__TASK PROMPT__
In the listing below, locate the lines that hold "matplotlib" and copy them.

◆ ◆ ◆ ◆ ◆ ◆ ◆

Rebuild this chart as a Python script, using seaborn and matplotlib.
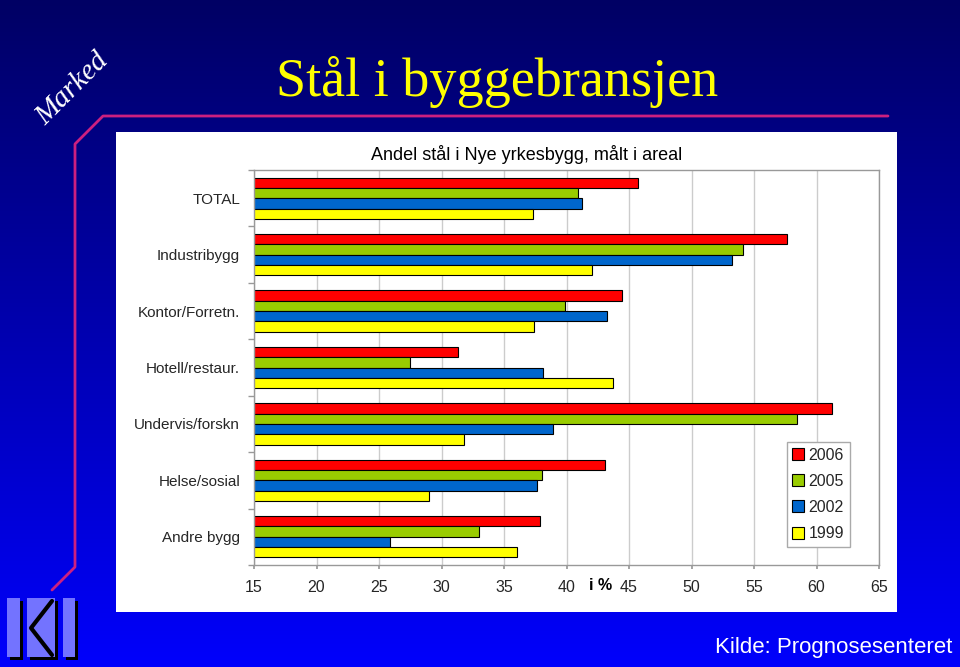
import numpy as np
import pandas as pd
import matplotlib
matplotlib.use("Agg")
import matplotlib.pyplot as plt
import seaborn as sns
from matplotlib.patches import Rectangle, Polygon
from matplotlib.lines import Line2D

categories = ["TOTAL", "Industribygg", "Kontor/Forretn.", "Hotell/restaur.",
              "Undervis/forskn", "Helse/sosial", "Andre bygg"]
years = ["2006", "2005", "2002", "1999"]
share_2006 = [45.7, 57.6, 44.4, 31.3, 61.2, 43.1, 37.9]
share_2005 = [40.9, 54.1, 39.9, 27.5, 58.4, 38.0, 33.0]
share_2002 = [41.2, 53.2, 43.2, 38.1, 38.9, 37.6, 25.9]
share_1999 = [37.3, 42.0, 37.4, 43.7, 31.8, 29.0, 36.0]
year_colors = ["#ff0000", "#99cc00", "#0066cc", "#ffff00"]
x_ticks = [15, 20, 25, 30, 35, 40, 45, 50, 55, 60, 65]

W, H = 960, 667


def fx(px):
    return px / W


def fy(py):
    return 1 - py / H


sns.set_theme(style="white")
plt.rcParams["font.family"] = ["Liberation Sans", "DejaVu Sans"]

df = pd.DataFrame({
    "category": categories * 4,
    "year": [y for y in years for _ in categories],
    "share": share_2006 + share_2005 + share_2002 + share_1999,
})

fig = plt.figure(figsize=(9.6, 6.67), dpi=100)

# background gradient, dark navy to bright blue
bg = fig.add_axes([0, 0, 1, 1], zorder=-10)
grad = np.linspace(0, 1, 256).reshape(-1, 1)
blue = 100 + 152 * grad
img = np.dstack([np.zeros_like(blue), np.zeros_like(blue), blue / 255.0])
bg.imshow(img, aspect="auto", extent=[0, 1, 0, 1], origin="upper")
bg.set_axis_off()

# white chart panel
fig.patches.append(Rectangle((fx(116), fy(612)), fx(897) - fx(116), fy(132) - fy(612),
                             transform=fig.transFigure, facecolor="white",
                             edgecolor="none", zorder=-5))

# magenta frame line
fig.lines.append(Line2D([fx(52), fx(75), fx(75), fx(103), fx(888)],
                        [fy(590), fy(567), fy(144), fy(116), fy(116)],
                        transform=fig.transFigure, color="#cc2080", lw=2))

ax = fig.add_axes([fx(254), fy(565), fx(879) - fx(254), fy(170) - fy(565)])
sns.barplot(data=df, y="category", x="share", hue="year", hue_order=years,
            order=categories, palette=year_colors, orient="h", width=0.73,
            saturation=1, edgecolor="black", linewidth=0.8, legend=False, ax=ax)

ax.set_xlim(15, 65)
ax.set_ylim(6.5, -0.5)
ax.set_xticks(x_ticks)
ax.set_xticklabels([str(t) for t in x_ticks], fontsize=11.5)
ax.set_yticks(np.arange(-0.5, 7, 1), minor=True)
ax.tick_params(axis="y", which="major", length=0, pad=10, labelsize=11)
ax.tick_params(axis="y", which="minor", length=4, color="#999999", width=1, left=True)
ax.tick_params(axis="x", length=3, color="#999999", bottom=True, pad=8)
ax.xaxis.grid(True, color="#cccccc", lw=1)
ax.set_axisbelow(True)
ax.set_xlabel("")
ax.set_ylabel("")
for s in ax.spines.values():
    s.set_color("#999999")
    s.set_linewidth(1)

handles = [Line2D([], [], marker="s", ls="none", markersize=8, markerfacecolor=c,
                  markeredgecolor="black", markeredgewidth=0.8) for c in year_colors]
ax.legend(handles, years, loc="lower left", bbox_to_anchor=(0.853, 0.046),
          fontsize=11.5, frameon=True, fancybox=False, edgecolor="#aaaaaa",
          framealpha=1, labelspacing=0.7, handlelength=0.7, handletextpad=0.3,
          borderpad=0.35, borderaxespad=0)

fig.text(fx(527), fy(155), "Andel stål i Nye yrkesbygg, målt i areal",
         ha="center", va="center", fontsize=13, color="black")
fig.text(fx(601), fy(585), "i %", ha="center", va="center", fontsize=11.5,
         fontweight="bold", color="black")

fig.text(fx(497), fy(82), "Stål i byggebransjen", ha="center", va="center",
         fontsize=39, color="#ffff00", family="Liberation Serif")
fig.text(fx(72), fy(89), "Marked", ha="center", va="center", rotation=45,
         fontsize=21, color="white", family="Liberation Serif", style="italic")
fig.text(fx(952), fy(647), "Kilde: Prognosesenteret", ha="right", va="center",
         fontsize=16, color="white")

# logo, bottom left
logo_c = "#7373ff"
for (x0, x1) in [(7, 20), (63, 75)]:
    fig.patches.append(Rectangle((fx(x0 + 3), fy(660)), fx(x1 - x0), fy(601) - fy(660),
                                 transform=fig.transFigure, facecolor="black",
                                 edgecolor="none", zorder=2))
    fig.patches.append(Rectangle((fx(x0), fy(657)), fx(x1 - x0), fy(598) - fy(657),
                                 transform=fig.transFigure, facecolor=logo_c,
                                 edgecolor="none", zorder=3))
fig.patches.append(Rectangle((fx(30), fy(660)), fx(28), fy(601) - fy(660),
                             transform=fig.transFigure, facecolor="black",
                             edgecolor="none", zorder=2))
fig.patches.append(Rectangle((fx(27), fy(657)), fx(28), fy(598) - fy(657),
                             transform=fig.transFigure, facecolor=logo_c,
                             edgecolor="none", zorder=3))
fig.lines.append(Line2D([fx(52), fx(31), fx(52)], [fy(601), fy(628), fy(655)],
                        transform=fig.transFigure, color="black", lw=3, zorder=4))
fig.patches.append(Polygon([(fx(52), fy(606)), (fx(36), fy(628)), (fx(52), fy(650))],
                           closed=True, transform=fig.transFigure, facecolor=logo_c,
                           edgecolor="none", zorder=5))

fig.savefig("out.png", dpi=100)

◆ ◆ ◆ ◆ ◆ ◆ ◆

__OUTPUT OF THE EXERCISE__
Rebuild this chart as a Python script, using seaborn and matplotlib.
import matplotlib
matplotlib.use("Agg")
import matplotlib.pyplot as plt
from matplotlib.patches import Rectangle, Polygon
from matplotlib.lines import Line2D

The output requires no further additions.